#MEwx Cool temps, wind advisory up and Reversed Impossible Chocolate Flan

Good Morning Augusta

We're under a wind advisory until 6 this evening, the advisory is posted immediately below this one.

This morning we have partly sunny skies with highs in the lower 40s. West winds 20 to 25 mph gusting to 45 mph.

Tonight we'll have clear skies with lows in the mid 20s. Winds will be northwest 15 to 20 mph gusting to 40 mph, becoming west around 10 mph after midnight.

The readings from my weather instruments are:

Our outdoor temperature is 41.0°F, the humidity is 99% the Dew point is 40.8°F with a wind chill of 38.5°F.

The wind direction is northwest between 3.6 MPH and 4.9 MPH.

The Relative pressure is 29.23, the Absolute pressure is 29.03 and steady with a weather graphic indicating sun and clouds.
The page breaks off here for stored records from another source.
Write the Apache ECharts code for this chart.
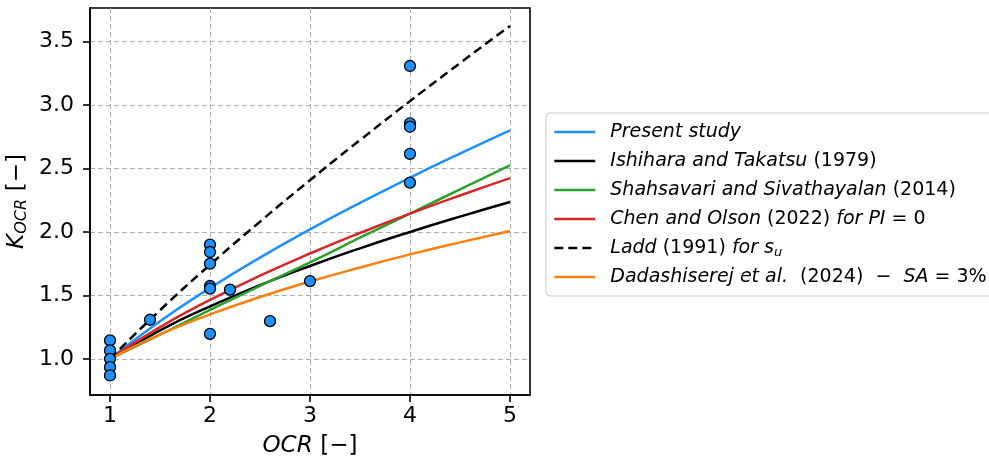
<!DOCTYPE html>
<html>
<head>
<meta charset="utf-8">
<script src="https://cdn.jsdelivr.net/npm/echarts@6/dist/echarts.min.js"></script>
<style>
  html, body { margin: 0; padding: 0; background: #fff; }
  #main { width: 989px; height: 466px; }
</style>
</head>
<body>
<div id="main"></div>
<script>
// curves at these OCR values
const curveOCR = [1, 1.5, 2, 2.5, 3, 3.5, 4, 4.5, 5]
const presentStudy = [1, 1.296, 1.558, 1.798, 2.02, 2.229, 2.428, 2.618, 2.801]
const ishihara = [1, 1.225, 1.414, 1.581, 1.732, 1.871, 2.0, 2.121, 2.236]
const shahsavari = [1, 1.19, 1.385, 1.575, 1.76, 1.955, 2.145, 2.335, 2.525]
const chenOlson = [1, 1.25, 1.464, 1.655, 1.83, 1.992, 2.144, 2.287, 2.424]
const ladd = [1, 1.383, 1.741, 2.081, 2.408, 2.724, 3.031, 3.331, 3.624]
const dadashiserej = [1, 1.192, 1.35, 1.487, 1.609, 1.72, 1.823, 1.918, 2.008]

// test points
const testOCR = [1, 1, 1, 1, 1, 1.4, 2, 2, 2, 2, 2, 2, 2.2, 2.6, 3, 4, 4, 4, 4, 4]
const testK = [1.145, 1.066, 1.0, 0.934, 0.869, 1.308, 1.9, 1.842, 1.75, 1.574, 1.553, 1.197, 1.545, 1.297, 1.613, 3.308, 2.855, 2.829, 2.616, 2.389]

const xTicks = [1, 2, 3, 4, 5]
const yTicks = [1.0, 1.5, 2.0, 2.5, 3.0, 3.5]

const FONT = 'DejaVu Sans'

const legendText = {
  'Present study': '{i|Present study}',
  'Ishihara and Takatsu (1979)': '{i|Ishihara and Takatsu} {n|(1979)}',
  'Shahsavari and Sivathayalan (2014)': '{i|Shahsavari and Sivathayalan} {n|(2014)}',
  'Chen and Olson (2022) for PI = 0': '{i|Chen and Olson} {n|(2022)} {i|for PI} {n|= 0}',
  'Ladd (1991) for su': '{i|Ladd} {n|(1991)} {i|for s}{s|u}',
  'Dadashiserej et al. (2024) − SA = 3%': '{i|Dadashiserej et al.}  {n|(2024)  −  }{i|SA} {n|= 3%}'
}

const lines = [
  { name: 'Present study', data: presentStudy, color: '#1E90FF' },
  { name: 'Ishihara and Takatsu (1979)', data: ishihara, color: '#000000' },
  { name: 'Shahsavari and Sivathayalan (2014)', data: shahsavari, color: '#2ca02c' },
  { name: 'Chen and Olson (2022) for PI = 0', data: chenOlson, color: '#d62728' },
  { name: 'Ladd (1991) for su', data: ladd, color: '#000000', dashed: true },
  { name: 'Dadashiserej et al. (2024) − SA = 3%', data: dadashiserej, color: '#ff7f0e' }
]

const myChart = echarts.init(document.getElementById('main'))

const gridLine = { show: true, lineStyle: { color: '#b0b0b0', width: 1, type: [5, 3] } }

const option = {
  animation: false,
  textStyle: { fontFamily: FONT },
  grid: {
    left: 90, right: 459, top: 8, bottom: 71,
    show: true, borderColor: '#000', borderWidth: 1.6,
    outerBoundsMode: 'none'
  },
  legend: {
    orient: 'vertical',
    left: 546,
    top: 113,
    itemWidth: 41,
    itemHeight: 14,
    itemGap: 7,
    padding: [8, 8, 8, 7],
    backgroundColor: '#fff',
    borderColor: '#cccccc',
    borderWidth: 1,
    borderRadius: 4,
    itemStyle: { opacity: 0, borderWidth: 0 },
    lineStyle: { width: 2.6 },
    data: lines.map(l => l.name),
    formatter: name => legendText[name],
    textStyle: {
      fontFamily: FONT,
      fontSize: 19,
      color: '#000',
      lineHeight: 22,
      padding: [0, 0, 0, 10],
      rich: {
        i: { fontFamily: FONT, fontSize: 19, fontStyle: 'italic', color: '#000' },
        n: { fontFamily: FONT, fontSize: 19, color: '#000' },
        s: { fontFamily: FONT, fontSize: 13, fontStyle: 'italic', color: '#000', padding: [9, 0, 0, 0] }
      }
    }
  },
  xAxis: {
    type: 'value',
    min: 0.8,
    max: 5.2,
    name: '{i|OCR}  {n|[−]}',
    nameLocation: 'middle',
    nameGap: 40,
    nameTextStyle: {
      rich: {
        i: { fontFamily: FONT, fontSize: 23, fontStyle: 'italic', color: '#000' },
        n: { fontFamily: FONT, fontSize: 23, color: '#000' }
      }
    },
    axisLine: { onZero: false, lineStyle: { color: '#000', width: 1.6 } },
    axisTick: { customValues: xTicks, length: 7, lineStyle: { color: '#000', width: 1.6 } },
    axisLabel: { customValues: xTicks, fontSize: 22, color: '#000', margin: 10, fontFamily: FONT },
    splitLine: gridLine
  },
  yAxis: {
    type: 'value',
    min: 0.715,
    max: 3.765,
    name: '{k|K}{s|OCR}  {n|[−]}',
    nameLocation: 'middle',
    nameRotate: 90,
    nameGap: 60,
    nameTextStyle: {
      rich: {
        k: { fontFamily: FONT, fontSize: 23, fontStyle: 'italic', color: '#000' },
        s: { fontFamily: FONT, fontSize: 16, fontStyle: 'italic', color: '#000', padding: [10, 0, 0, 0] },
        n: { fontFamily: FONT, fontSize: 23, color: '#000' }
      }
    },
    axisLine: { onZero: false, lineStyle: { color: '#000', width: 1.6 } },
    axisTick: { customValues: yTicks, length: 7, lineStyle: { color: '#000', width: 1.6 } },
    axisLabel: {
      customValues: yTicks, fontSize: 22, color: '#000', margin: 16, fontFamily: FONT,
      formatter: v => v.toFixed(1)
    },
    splitLine: gridLine
  },
  series: lines.map(l => ({
    name: l.name,
    type: 'line',
    smooth: true,
    symbol: 'none',
    z: 3,
    color: l.color,
    lineStyle: { color: l.color, width: 2.5, type: l.dashed ? [9, 5] : 'solid' },
    data: curveOCR.map((x, i) => [x, l.data[i]])
  })).concat([{
    name: 'Tests',
    type: 'scatter',
    symbolSize: 11,
    z: 5,
    itemStyle: { color: '#1E90FF', borderColor: '#000', borderWidth: 1.3, opacity: 1 },
    data: testOCR.map((x, i) => [x, testK[i]])
  }])
}

myChart.setOption(option)
</script>
</body>
</html>
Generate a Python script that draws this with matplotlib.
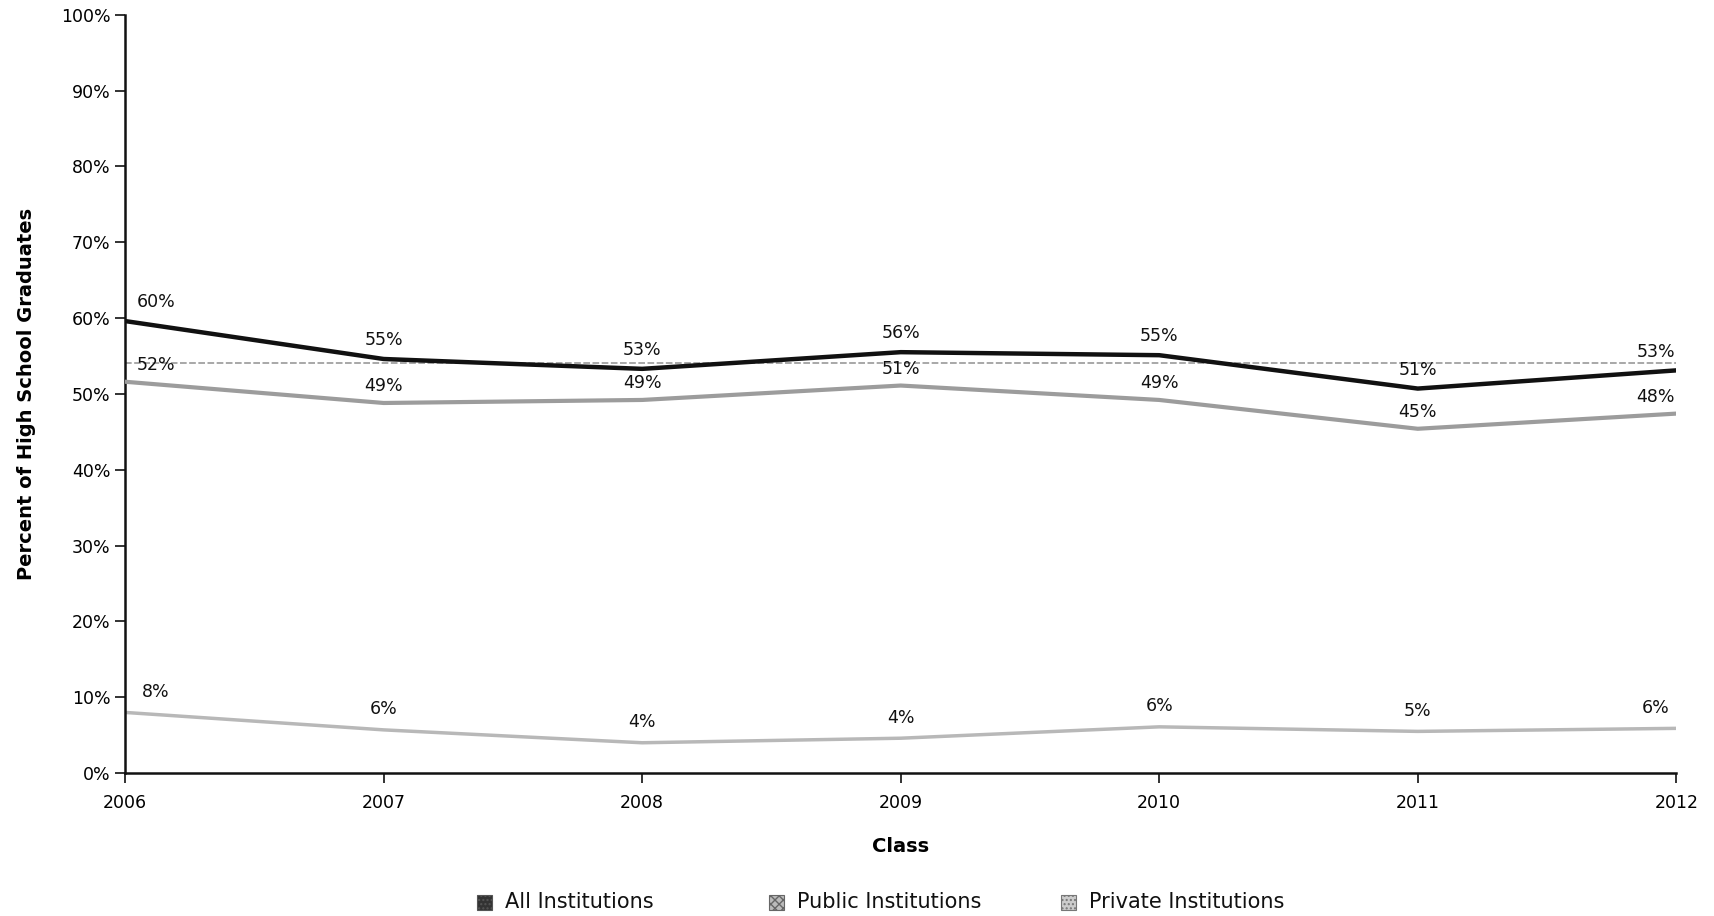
import matplotlib
matplotlib.use("Agg")
import matplotlib.pyplot as plt
from matplotlib.patches import Rectangle

years = [2006, 2007, 2008, 2009, 2010, 2011, 2012]
all_inst = [59.6, 54.6, 53.3, 55.5, 55.1, 50.7, 53.1]
public_inst = [51.6, 48.8, 49.2, 51.1, 49.2, 45.4, 47.4]
private_inst = [8.0, 5.7, 4.0, 4.6, 6.1, 5.5, 5.9]
all_labels = ["60%", "55%", "53%", "56%", "55%", "51%", "53%"]
public_labels = ["52%", "49%", "49%", "51%", "49%", "45%", "48%"]
private_labels = ["8%", "6%", "4%", "4%", "6%", "5%", "6%"]
reference_level = 54.1
series_names = ["All Institutions", "Public Institutions", "Private Institutions"]
yticks = list(range(0, 101, 10))

plt.rcParams['font.family'] = ['DejaVu Sans']
fig = plt.figure(figsize=(17.14, 9.16), dpi=100)
ax = fig.add_axes([0.073, 0.156, 0.905, 0.828])

ax.axhline(reference_level, color="#9a9a9a", lw=1.2, ls=(0, (4, 1.5)), zorder=1)
ax.plot(years, private_inst, color="#b8b8b8", lw=2.5, zorder=2)
ax.plot(years, public_inst, color="#9c9c9c", lw=3, zorder=3)
ax.plot(years, all_inst, color="#111111", lw=3.2, zorder=4)

def put_labels(vals, labels, dy):
    for i, (x, v, t) in enumerate(zip(years, vals, labels)):
        dx = 0.0
        if i == 0:
            dx = 0.12
        elif i == len(years) - 1:
            dx = -0.08
        ax.text(x + dx, v + dy, t, ha="center", va="bottom", fontsize=12.5, color="#111111", zorder=6)

put_labels(all_inst, all_labels, 1.3)
put_labels(public_inst, public_labels, 1.0)
put_labels(private_inst, private_labels, 1.5)

ax.set_xlim(2006, 2012)
ax.set_ylim(0, 100)
ax.set_yticks(yticks)
ax.set_yticklabels([f"{t}%" for t in yticks], fontsize=12.5)
ax.set_xticks(years)
ax.set_xticklabels([str(y) for y in years], fontsize=12.5)
ax.tick_params(axis="both", direction="out", length=7, width=1.2, color="#111111")
ax.tick_params(axis="x", pad=8)
for s in ["top", "right"]:
    ax.spines[s].set_visible(False)
for s in ["left", "bottom"]:
    ax.spines[s].set_linewidth(1.8)
    ax.spines[s].set_color("#111111")

ax.set_ylabel("Percent of High School Graduates", fontsize=14, fontweight="bold", labelpad=18)
ax.set_xlabel("Class", fontsize=14, fontweight="bold", labelpad=18)

# legend drawn with fixed-width columns, as in the reference
swatch_styles = [
    dict(facecolor="#333333", edgecolor="#555555", hatch="...."),
    dict(facecolor="#bbbbbb", edgecolor="#666666", hatch="xxxx"),
    dict(facecolor="#cccccc", edgecolor="#777777", hatch="...."),
]
W, H = fig.get_size_inches() * fig.dpi
x0, pitch, yc, sq = 477, 292, 902, 15
for i, (name, st) in enumerate(zip(series_names, swatch_styles)):
    xl = x0 + i * pitch
    fig.add_artist(Rectangle((xl / W, (H - yc - sq / 2) / H), sq / W, sq / H,
                             transform=fig.transFigure, lw=0.8, **st))
    fig.text((xl + 28) / W, (H - yc) / H, name, ha="left", va="center", fontsize=15, color="#111111")

fig.savefig("out.png", dpi=100)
If you want to see real-time instrument readings from my personal weather station in my North field click Here. That will take you directly to my weather station.

Visibility is 10.0 miles / 16.1 kilometers with clouds and sun peaking through now and then.

The UV rating is 0 out of 16, The moon is  99.2% illuminated, the moon phase is Waning Gibbous, Sunrise is 6:25 am↑ 84° East, sunset is 7:03 pm↑ 276° West, Moonrise is 8:21 pm↑ 100° East, Moonset is 7:10 am↑ 265° West and we'll have 12 ours 38 minutes of daylight today.

We received 1.16 inches of rain here over the past 24 hours.

Might as well have something that's bad for you. It's time for yard clean-up, and you'll need the energy. Don't worry about the calories, you'll burn 'em off out there.

Reversed Impossible Chocolate Flan

Adapted from "Sweet & Southern" by Ben Mims

Ingredients

FOR THE CAKE BATTER

Nonstick cooking spray

1 ½ cups all-purpose flour

½ teaspoon kosher salt

½ teaspoon baking soda

½ teaspoon baking powder

¾ cup unsweetened coconut milk

1 tablespoon distilled white vinegar or coconut vinegar

1 teaspoon coconut extract (optional)

1 teaspoon vanilla extract

1 stick unsalted butter, at room temperature

¾ cup sugar

1 large egg

FOR THE CUSTARD

1 14ounce can sweetened condensed milk

1 12ounce can evaporated milk

½ cup Dutch process cocoa powder

1 teaspoon vanilla extract

4 large eggs

MAKE THE BATTER

Place a rack in the center of the oven and heat to 375 degrees.

Spray a 10inch Bundt pan with cooking spray.

In a bowl, whisk together flour, salt, baking soda and baking powder. In another bowl, whisk together coconut milk, vinegar and extracts.

Using an electric mixer, beat together butter and sugar until pale and fluffy, about 4 minutes. Beat in egg. Beat in flour mixture and then coconut milk mixture until smooth. Pour into prepared pan and

smooth the top.

MAKE THE CUSTARD

Put all ingredients in a blender and blend until smooth. Hold a soup spoon upside down over the cake batter in pan and gently pour custard over the back of the spoon so it lands gently on cake batter without disturbing it.

Set Bundt pan in a large roasting pan and place in oven on the center rack. Pour enough very hot water into roasting pan to come halfway up sides of Bundt pan. As cake bakes, custard will sink to

bottom of pan. Bake until a toothpick inserted into cake comes out clean, 45 to 55 minutes. Transfer Bundt pan to a wire rack to cool completely, at least 2 hours.  To serve, place a plate or platter upside down over the Bundt pan and invert.